Dave McKean’s Cages 25th Anniversary Edition Pushes Words & Pictures to Their Limit
Art by Dave McKean
Writer/Artist: Dave McKean
Publisher: Dark Horse
Release Date: November 2, 2016
Dave McKean’s array of skills can, at times, induce paroxysms of envy. He’s probably best known for his collaborations with Neil Gaiman, on everything from a John Constantine story to the covers for Sandman to the film MirrorMask, where McKean directed Gaiman’s screenplay. But McKean is also a fantastic writer in his own right, and Cages is a sterling example of that fact. Originally released in single-issue form from 1990 to 1996, this latest edition adds a few new features, including a glimpse of McKean’s sketchbook and an introduction by McKean’s cohort in the surreal and multidisciplinary, Terry Gilliam. And it’s a powerful and singular work, one that encompasses the quotidian, the surreal and the grandiose—often on the same page.
Cages opens with an array of short prose pieces, each a variation on the idea of a creation story. This is one of several motifs that McKean revisits over the course of the book—both the creation of the cosmos and the making of art. Leo Sabarsky, the central character of Cages, moves into a new apartment and finds that several of his neighbors are also involved in artistic disciplines, including Jonathan, a novelist, and Angel, a musician and poet. Leo struggles with being artistically blocked, wanders through the city, and begins to make connections with some of his fellow residents. Over time, the narrative evokes both the mundane work of attempting to find inspiration alongside surreal moments, including the appearance of a preternaturally intelligent cat and a group of sinister men who seem to have wandered in from a more Kafka-esque narrative.
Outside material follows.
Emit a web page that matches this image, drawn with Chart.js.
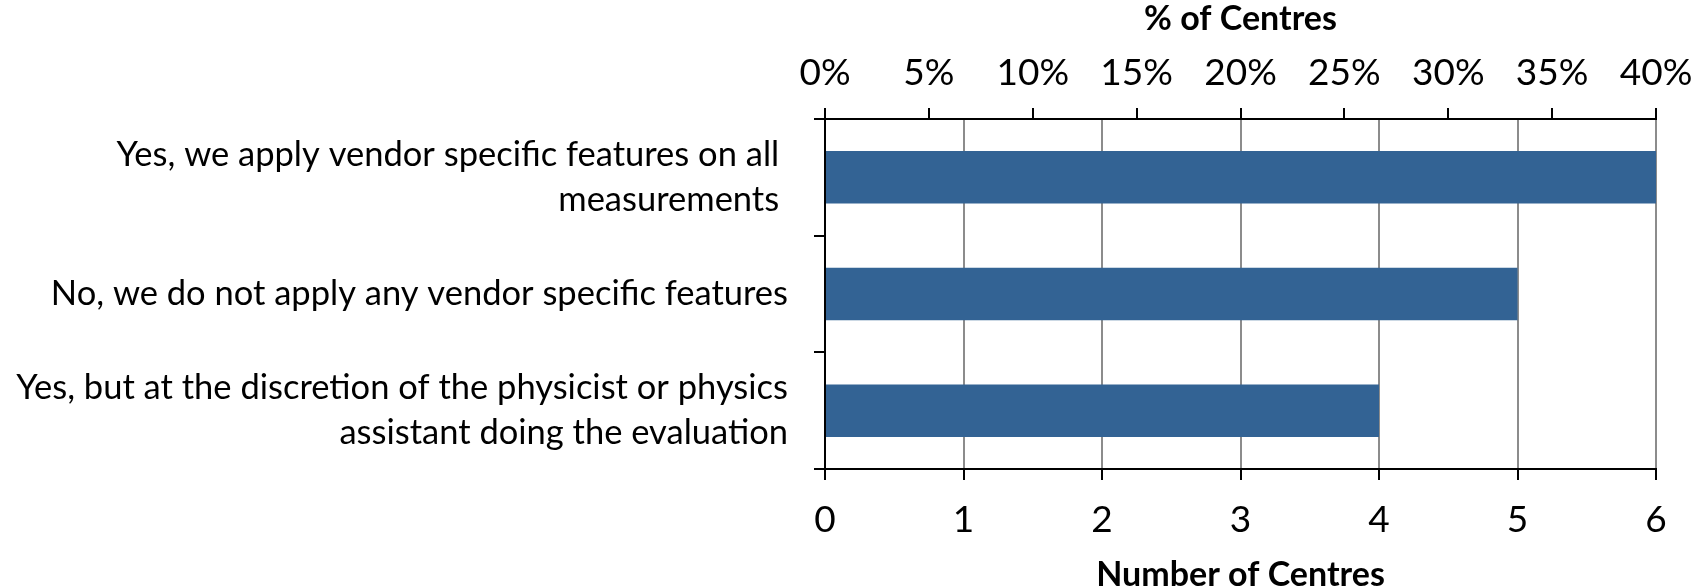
<!DOCTYPE html>
<html>
<head>
<meta charset="utf-8">
<script src="https://cdn.jsdelivr.net/npm/chart.js"></script>
<style>
  html, body { margin: 0; padding: 0; background: #fff; }
  #wrap { width: 1696px; height: 587px; }
</style>
</head>
<body>
<div id="wrap"><canvas id="chart" width="1696" height="587"></canvas></div>
<script>
const categories = [
  ["Yes, we apply vendor specific features on all ", "measurements "],
  "No, we do not apply any vendor specific features",
  ["Yes, but at the discretion of the physicist or physics", "assistant doing the evaluation"],
];
const centres = [6, 5, 4];
const pctTicks = ["0%", "5%", "10%", "15%", "20%", "25%", "30%", "35%", "40%"];

const FONT = "Lato";

// keep the plot edges where the reference has them
function fixX(height) {
  return (s) => {
    s.height = height;
    s.paddingLeft = 0;
    s.paddingRight = 40;
  };
}

new Chart(document.getElementById("chart"), {
  type: "bar",
  data: {
    labels: categories,
    datasets: [
      {
        label: "Number of Centres",
        data: centres,
        backgroundColor: "#336394",
        xAxisID: "x",
        barPercentage: 0.45,
        categoryPercentage: 1,
      },
    ],
  },
  options: {
    indexAxis: "y",
    responsive: false,
    animation: false,
    layout: { padding: { top: 0, right: 40, bottom: 0, left: 0 } },
    plugins: { legend: { display: false }, tooltip: { enabled: false } },
    scales: {
      x: {
        position: "bottom",
        min: 0,
        max: 6,
        ticks: { stepSize: 1, color: "#000", padding: 18, font: { family: FONT, size: 37 } },
        grid: { color: "#8c8c8c", lineWidth: 2, tickColor: "#000", tickLength: 11 },
        border: { color: "#000", width: 2 },
        title: {
          display: true,
          text: "Number of Centres",
          color: "#000",
          font: { family: FONT, size: 34, weight: "bold", lineHeight: 1 },
          padding: { top: 0, bottom: -5 },
        },
        afterFit: fixX(118),
      },
      x2: {
        position: "top",
        min: 0,
        max: 40,
        ticks: {
          stepSize: 5,
          color: "#000",
          padding: 13,
          font: { family: FONT, size: 37 },
          callback: (v, i) => pctTicks[i],
        },
        grid: { drawOnChartArea: false, color: "#000", lineWidth: 2, tickLength: 11 },
        border: { color: "#000", width: 2 },
        title: {
          display: true,
          text: "% of Centres",
          color: "#000",
          font: { family: FONT, size: 34, weight: "bold", lineHeight: 1 },
          padding: { top: 2, bottom: 0 },
        },
        afterFit: fixX(119),
      },
      y: {
        ticks: { color: "#000", padding: 26, font: { family: FONT, size: 34.5, lineHeight: 1.3 } },
        grid: { drawOnChartArea: false, color: "#000", lineWidth: 2, tickLength: 11 },
        border: { color: "#000", width: 2 },
        afterFit: (s) => { s.width = 825; },
      },
    },
  },
});
</script>
</body>
</html>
Cages Interior Art by Dave McKean
The title of the book assumes a host of meanings as the book proceeds: a novel called Cages plays a part in the graphic novel’s plot, and several of the characters are, metaphorically (and, in one case, metaphysically), imprisoned. A parrot residing in a cage factors heavily in one of the sequences. And, more broadly, McKean frequently uses a nine- or sixteen-panel grid, which also imposes a cage-like design on the page.